- Capitalism and Alternatives -

I have a moral code and a sense of duty

Posted by: septimus ( Aus. ) on October 13, 1999 at 12:43:54:

In Reply to: Interesting take posted by Frenchy on October 12, 1999 at 12:34:14:

: : Given all of this, I must conclude that Catholicism, at least under Pope John (who rpesided over the Second Vatican Council) has been much mroe than merely a 'progressive force'; it's been one of the most significant forces from progress and social justice in the world. Of course, for the atheists out there, this is merely the tip of teh iceberg. I haven't even got around to liberation theology (in Brazil, Nicaragua, and elsewhere), neo-Hinduism (most notably Gandhi, but others as well), Buddhism (Ambedkar, U Nu, the Dalai Lama), the Quakers, the Massachusetts Bay Puritans (yes, they were progressive in their day, at least on economics), John Brown, etcetera.

: Interesting take on Catholicism.
(What exactly do you mean by that anyway?)
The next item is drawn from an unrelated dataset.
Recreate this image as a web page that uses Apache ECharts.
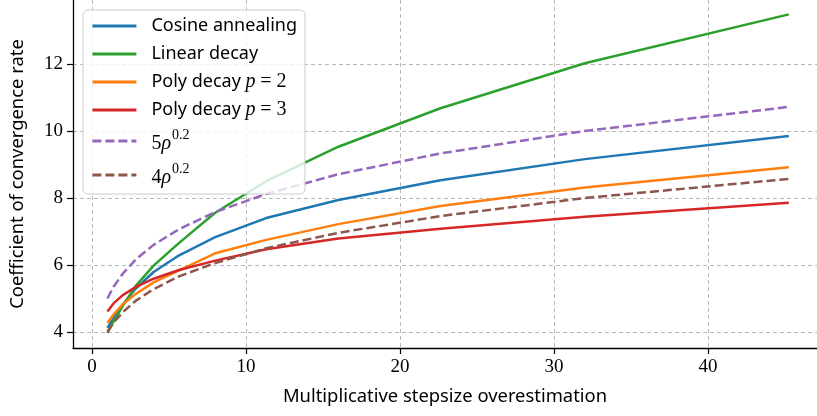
<!DOCTYPE html>
<html><head><meta charset="utf-8">
<script src="https://cdn.jsdelivr.net/npm/echarts@6/dist/echarts.min.js"></script>
<style>html,body{margin:0;padding:0;background:#fff}#c{width:817px;height:416px}</style>
</head><body><div id="c"></div>
<script>
const rho = [1, 1.414, 2, 2.828, 4, 5.657, 8, 11.31, 16, 22.63, 32, 45.25];
const cosine = [4.12, 4.43, 4.82, 5.29, 5.79, 6.29, 6.83, 7.40, 7.94, 8.53, 9.16, 9.85];
const linear = [3.97, 4.33, 4.78, 5.37, 5.98, 6.66, 7.56, 8.50, 9.53, 10.68, 12.02, 13.48];
const poly2 = [4.27, 4.53, 4.83, 5.13, 5.48, 5.84, 6.35, 6.75, 7.22, 7.76, 8.31, 8.92];
const poly3 = [4.61, 4.86, 5.10, 5.34, 5.59, 5.85, 6.13, 6.47, 6.79, 7.08, 7.44, 7.86];
const pow5 = [5.00, 5.36, 5.74, 6.16, 6.60, 7.07, 7.58, 8.12, 8.71, 9.33, 10.00, 10.72];
const pow4 = [4.00, 4.29, 4.59, 4.93, 5.28, 5.66, 6.06, 6.50, 6.96, 7.46, 8.00, 8.57];
const xTicks = [0, 10, 20, 30, 40];
const yTicks = [4, 6, 8, 10, 12];
const seriesNames = ['Cosine annealing', 'Linear decay', 'Poly decay p=2', 'Poly decay p=3', '5rho^0.2', '4rho^0.2'];
const seriesData = [cosine, linear, poly2, poly3, pow5, pow4];
const colors = ['#1f77b4', '#2ca02c', '#ff7f0e', '#d62728', '#9467bd', '#8c564b'];
const dashed = [false, false, false, false, true, true];

const legendRich = {
  'Cosine annealing': 'Cosine annealing',
  'Linear decay': 'Linear decay',
  'Poly decay p=2': 'Poly decay {it|p} {sr|= 2}',
  'Poly decay p=3': 'Poly decay {it|p} {sr|= 3}',
  '5rho^0.2': '{sr2|5}{it2|ρ}{sup|0.2}',
  '4rho^0.2': '{sr2|4}{it2|ρ}{sup|0.2}'
};

const chart = echarts.init(document.getElementById('c'), null, {renderer: 'canvas'});
const serif = 'Liberation Serif';
const sans = 'Noto Sans';
chart.setOption({
  animation: false,
  backgroundColor: '#fff',
  grid: {left: 73, right: 0, top: 0, bottom: 68, containLabel: false},
  xAxis: {
    type: 'value', min: -1.234, max: 47.08,
    name: 'Multiplicative stepsize overestimation',
    nameLocation: 'middle', nameGap: 40,
    nameTextStyle: {fontFamily: sans, fontSize: 18.4, color: '#000'},
    axisLine: {show: true, onZero: false, lineStyle: {color: '#000', width: 1.3}},
    axisTick: {show: true, length: 6, customValues: xTicks, lineStyle: {color: '#000', width: 1.2}},
    axisLabel: {customValues: xTicks, fontFamily: serif, fontSize: 19, color: '#000', margin: 10},
    splitLine: {show: true, lineStyle: {color: '#b0b0b0', type: [4, 3], width: 0.9}}
  },
  yAxis: {
    type: 'value', min: 3.522, max: 13.91,
    name: 'Coefficient of convergence rate',
    nameLocation: 'middle', nameGap: 46,
    nameTextStyle: {fontFamily: sans, fontSize: 18.4, color: '#000'},
    axisLine: {show: true, onZero: false, lineStyle: {color: '#000', width: 1.3}},
    axisTick: {show: true, length: 6, customValues: yTicks, lineStyle: {color: '#000', width: 1.2}},
    axisLabel: {customValues: yTicks, fontFamily: serif, fontSize: 19, color: '#000', margin: 10},
    splitLine: {show: true, lineStyle: {color: '#b0b0b0', type: [4, 3], width: 0.9}}
  },
  legend: {
    orient: 'vertical', left: 83, top: 10,
    padding: [6, 8, 6, 8],
    itemWidth: 44, itemHeight: 14, itemGap: 8,
    backgroundColor: 'rgba(255,255,255,0.8)',
    borderColor: '#cccccc', borderWidth: 1, borderRadius: 5,
    itemStyle: {opacity: 0},
    lineStyle: {width: 2.8},
    data: seriesNames,
    formatter: n => legendRich[n],
    textStyle: {
      fontFamily: sans, fontSize: 18, color: '#000', lineHeight: 20, padding: [0, 0, 0, 10],
      rich: {
        it: {fontFamily: serif, fontStyle: 'italic', fontSize: 20, color: '#000', lineHeight: 20},
        sr: {fontFamily: serif, fontSize: 20, color: '#000', lineHeight: 20},
        it2: {fontFamily: serif, fontStyle: 'italic', fontSize: 20, color: '#000', lineHeight: 26, verticalAlign: 'bottom'},
        sr2: {fontFamily: serif, fontSize: 20, color: '#000', lineHeight: 26, verticalAlign: 'bottom'},
        sup: {fontFamily: serif, fontSize: 14, color: '#000', lineHeight: 17, verticalAlign: 'top', padding: [0, 0, 0, 1]}
      }
    }
  },
  series: seriesNames.map((n, i) => ({
    name: n, type: 'line', symbol: 'none', showSymbol: false,
    data: rho.map((x, j) => [x, seriesData[i][j]]),
    lineStyle: {color: colors[i], width: 2.5, type: dashed[i] ? [9, 4] : 'solid'},
    itemStyle: {color: colors[i]},
    z: 2 + i * 0.01
  }))
});
</script></body></html>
But in reply to the original post:
As an Atheist I would have to say that I have never disputed the ability of religious people to be humanitarians. What I would say is that I can see no reason why a humanitarian needs to be religious. I have a moral code and a sense of duty to the care of others whilst avoiding the need for a set of religious beliefs. I don't believe that morality is dependent on a God or gods in any way.
I think that one of the good things which socialist thought has brought to the world is the legitimising of care for others without the religious baggage.